I have been wanting to create my own programming language and I am looking to start writing a basic compiler. I am doing this purely for learning purposes.
I will be writing the compiler in C#.
I have been trying to decide whether or not to generate IL or another high-level language. From articles and tutorials I have seen/read it seems C and MSIL (by way of reflection.emit) are the most popular.

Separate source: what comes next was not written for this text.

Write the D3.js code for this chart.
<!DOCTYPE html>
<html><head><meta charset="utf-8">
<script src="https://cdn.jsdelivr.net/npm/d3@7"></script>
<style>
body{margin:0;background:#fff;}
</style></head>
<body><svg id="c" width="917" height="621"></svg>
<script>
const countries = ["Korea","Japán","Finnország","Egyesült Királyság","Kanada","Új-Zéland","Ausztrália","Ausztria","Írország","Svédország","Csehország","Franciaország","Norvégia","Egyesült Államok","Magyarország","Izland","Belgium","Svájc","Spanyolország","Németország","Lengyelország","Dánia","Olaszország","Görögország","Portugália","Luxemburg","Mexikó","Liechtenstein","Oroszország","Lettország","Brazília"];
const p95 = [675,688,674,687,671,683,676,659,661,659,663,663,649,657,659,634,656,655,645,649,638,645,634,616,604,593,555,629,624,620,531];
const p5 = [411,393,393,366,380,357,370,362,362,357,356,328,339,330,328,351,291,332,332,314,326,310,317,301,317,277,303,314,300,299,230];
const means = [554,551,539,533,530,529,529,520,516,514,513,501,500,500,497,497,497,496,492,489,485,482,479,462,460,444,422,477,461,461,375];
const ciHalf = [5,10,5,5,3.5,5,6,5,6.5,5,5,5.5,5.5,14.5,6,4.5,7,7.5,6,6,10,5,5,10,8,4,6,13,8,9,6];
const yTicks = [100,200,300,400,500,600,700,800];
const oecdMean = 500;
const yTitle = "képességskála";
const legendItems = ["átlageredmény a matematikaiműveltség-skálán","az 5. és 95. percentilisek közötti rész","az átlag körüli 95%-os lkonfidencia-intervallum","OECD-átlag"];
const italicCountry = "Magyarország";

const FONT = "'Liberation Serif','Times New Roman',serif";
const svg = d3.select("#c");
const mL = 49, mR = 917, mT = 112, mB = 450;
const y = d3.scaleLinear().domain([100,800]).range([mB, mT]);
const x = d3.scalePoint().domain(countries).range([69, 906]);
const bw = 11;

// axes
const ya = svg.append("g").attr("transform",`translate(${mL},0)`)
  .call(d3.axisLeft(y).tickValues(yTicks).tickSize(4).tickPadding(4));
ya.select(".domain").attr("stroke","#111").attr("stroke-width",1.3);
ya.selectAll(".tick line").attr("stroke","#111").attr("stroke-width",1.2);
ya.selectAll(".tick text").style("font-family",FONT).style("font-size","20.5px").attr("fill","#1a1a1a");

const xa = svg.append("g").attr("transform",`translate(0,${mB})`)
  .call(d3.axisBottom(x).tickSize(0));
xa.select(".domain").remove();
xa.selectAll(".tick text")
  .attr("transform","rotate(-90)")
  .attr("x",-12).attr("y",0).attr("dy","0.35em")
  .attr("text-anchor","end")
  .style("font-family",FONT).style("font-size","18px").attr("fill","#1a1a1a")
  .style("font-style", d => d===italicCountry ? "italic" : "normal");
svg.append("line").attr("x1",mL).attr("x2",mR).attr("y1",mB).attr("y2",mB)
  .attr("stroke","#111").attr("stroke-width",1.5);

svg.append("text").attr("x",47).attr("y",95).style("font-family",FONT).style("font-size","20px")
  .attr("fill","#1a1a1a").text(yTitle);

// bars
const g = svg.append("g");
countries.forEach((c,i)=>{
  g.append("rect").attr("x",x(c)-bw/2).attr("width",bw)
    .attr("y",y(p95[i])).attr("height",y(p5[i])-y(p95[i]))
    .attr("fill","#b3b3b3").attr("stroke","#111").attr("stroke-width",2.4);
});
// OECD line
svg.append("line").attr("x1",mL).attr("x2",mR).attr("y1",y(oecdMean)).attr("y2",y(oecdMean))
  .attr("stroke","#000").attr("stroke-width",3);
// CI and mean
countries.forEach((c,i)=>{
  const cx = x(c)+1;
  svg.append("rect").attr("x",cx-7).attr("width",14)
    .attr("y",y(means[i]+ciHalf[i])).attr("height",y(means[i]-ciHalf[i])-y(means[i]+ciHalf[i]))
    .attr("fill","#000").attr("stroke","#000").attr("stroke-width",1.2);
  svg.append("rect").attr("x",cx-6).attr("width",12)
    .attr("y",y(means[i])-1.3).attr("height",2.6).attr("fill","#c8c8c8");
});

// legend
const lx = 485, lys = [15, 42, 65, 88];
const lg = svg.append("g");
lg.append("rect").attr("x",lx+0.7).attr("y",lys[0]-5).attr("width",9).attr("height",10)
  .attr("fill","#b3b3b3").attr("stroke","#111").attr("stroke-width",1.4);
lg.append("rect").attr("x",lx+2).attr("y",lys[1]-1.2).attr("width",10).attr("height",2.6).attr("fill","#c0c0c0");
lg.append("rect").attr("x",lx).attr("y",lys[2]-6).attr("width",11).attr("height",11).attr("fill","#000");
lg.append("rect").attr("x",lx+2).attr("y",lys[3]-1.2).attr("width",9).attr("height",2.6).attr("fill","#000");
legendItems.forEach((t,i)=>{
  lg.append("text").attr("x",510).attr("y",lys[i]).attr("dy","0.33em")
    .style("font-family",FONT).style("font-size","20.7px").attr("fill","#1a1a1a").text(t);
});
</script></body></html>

I am wondering which approach will make my programming language faster? (assuming they were implemented optimally). Ideally I'd like the language to be able to run on both MS and Linux/OSX - I also understand that there may be better alternatives out there I am not considering
Your decision generaly depends on the design and paradigms of your language. If your language will be small and will not include complex object-oriented features, than only non "object-oriented" features of IL will be used, and the difference is about:
- The availability of.NET virtual machine and BCL vs C standard library for purpose of language implementation. This includes the memory management capabilities and implementation of primitive types, such ints and strings.
- The code generation: stack-based IL vs high-level C syntax. Of course, it can be easier to generate high-level constructs of another language (you should not embrace all the grammar of C, you can just use what you need), but for learning puproses it is more useful to learn how to generate low-level instructions like IL opcodes. And don't forget: it will be cool, if you split your tool into frontend and backend, as it is done in every solid compiler. Than you can just use different backends for code generation.
PROS for IL:
- more solid learning process and the complete result: your compiler will not require any other tools and will be self-sufficing;
- the presense of BCL and resource-management layers in CLR;
- ability to bootstrap your compiler by interaction with C# code.
- the unique experience with .net platform - the useful thing if you plan to raise your C# and .net skills.
PROS for C:
- the ability to utilize existing backends to generate platform code
and to perform optimizations; you can compile your C output for every
platform C compiler can;
- absense of the dependency from CLR: you will not need .net fw or Mono to run the produced output. Today Mono is mature thing and is running both on Mac and Linux, but it is always the choice: IL or platform code.
A lot of modern languages compile to another high-level languages (oh god, there is tons of something-to-js tools today!), and some of the languages is even DESIGNED to be compiled to another high-level language (CoffeeScript to JavaScript), but don't forget that you have another options too, for example, LLVM intermediate representation.